-- Start of Listing --
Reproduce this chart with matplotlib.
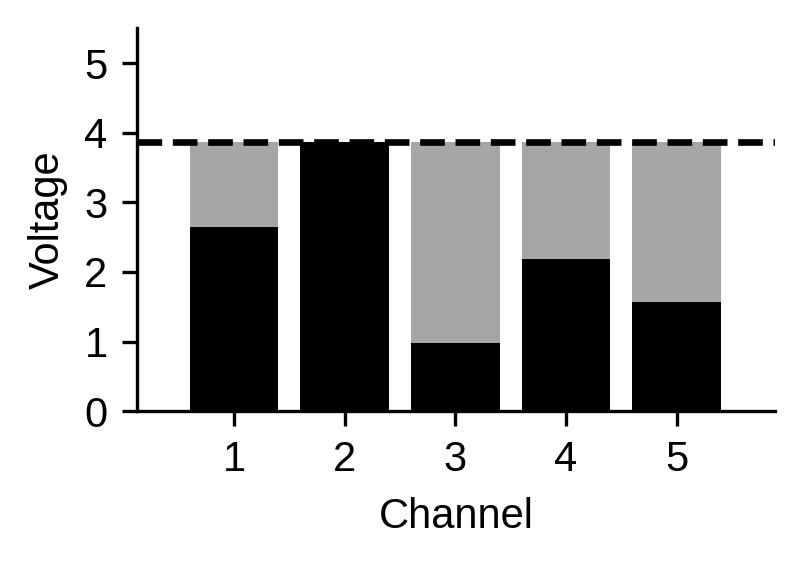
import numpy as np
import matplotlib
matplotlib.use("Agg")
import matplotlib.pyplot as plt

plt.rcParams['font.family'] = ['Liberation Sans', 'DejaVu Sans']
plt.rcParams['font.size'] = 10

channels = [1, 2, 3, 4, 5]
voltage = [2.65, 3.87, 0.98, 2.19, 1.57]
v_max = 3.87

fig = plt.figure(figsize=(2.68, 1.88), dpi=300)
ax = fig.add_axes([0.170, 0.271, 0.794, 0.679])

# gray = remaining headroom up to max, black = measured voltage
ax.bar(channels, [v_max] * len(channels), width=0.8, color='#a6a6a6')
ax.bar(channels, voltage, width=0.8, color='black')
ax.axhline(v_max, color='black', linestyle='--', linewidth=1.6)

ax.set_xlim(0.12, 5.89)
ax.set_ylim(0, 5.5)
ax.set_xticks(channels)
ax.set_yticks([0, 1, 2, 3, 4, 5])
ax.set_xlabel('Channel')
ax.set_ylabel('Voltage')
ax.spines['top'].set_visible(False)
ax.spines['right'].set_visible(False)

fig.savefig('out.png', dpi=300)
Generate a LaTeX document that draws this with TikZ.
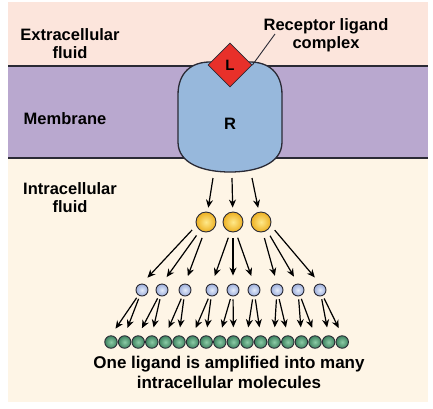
-- End of Listing --
◆ **Exercise directions**
Leave out the pictures and repeat exactly the lines from the start of the material through the line that contains "ax.spines['right'].set_visible(False)", both included.

◆ **Answer to the task**
Reproduce this chart with matplotlib.
import numpy as np
import matplotlib
matplotlib.use("Agg")
import matplotlib.pyplot as plt

plt.rcParams['font.family'] = ['Liberation Sans', 'DejaVu Sans']
plt.rcParams['font.size'] = 10

channels = [1, 2, 3, 4, 5]
voltage = [2.65, 3.87, 0.98, 2.19, 1.57]
v_max = 3.87

fig = plt.figure(figsize=(2.68, 1.88), dpi=300)
ax = fig.add_axes([0.170, 0.271, 0.794, 0.679])

# gray = remaining headroom up to max, black = measured voltage
ax.bar(channels, [v_max] * len(channels), width=0.8, color='#a6a6a6')
ax.bar(channels, voltage, width=0.8, color='black')
ax.axhline(v_max, color='black', linestyle='--', linewidth=1.6)

ax.set_xlim(0.12, 5.89)
ax.set_ylim(0, 5.5)
ax.set_xticks(channels)
ax.set_yticks([0, 1, 2, 3, 4, 5])
ax.set_xlabel('Channel')
ax.set_ylabel('Voltage')
ax.spines['top'].set_visible(False)
ax.spines['right'].set_visible(False)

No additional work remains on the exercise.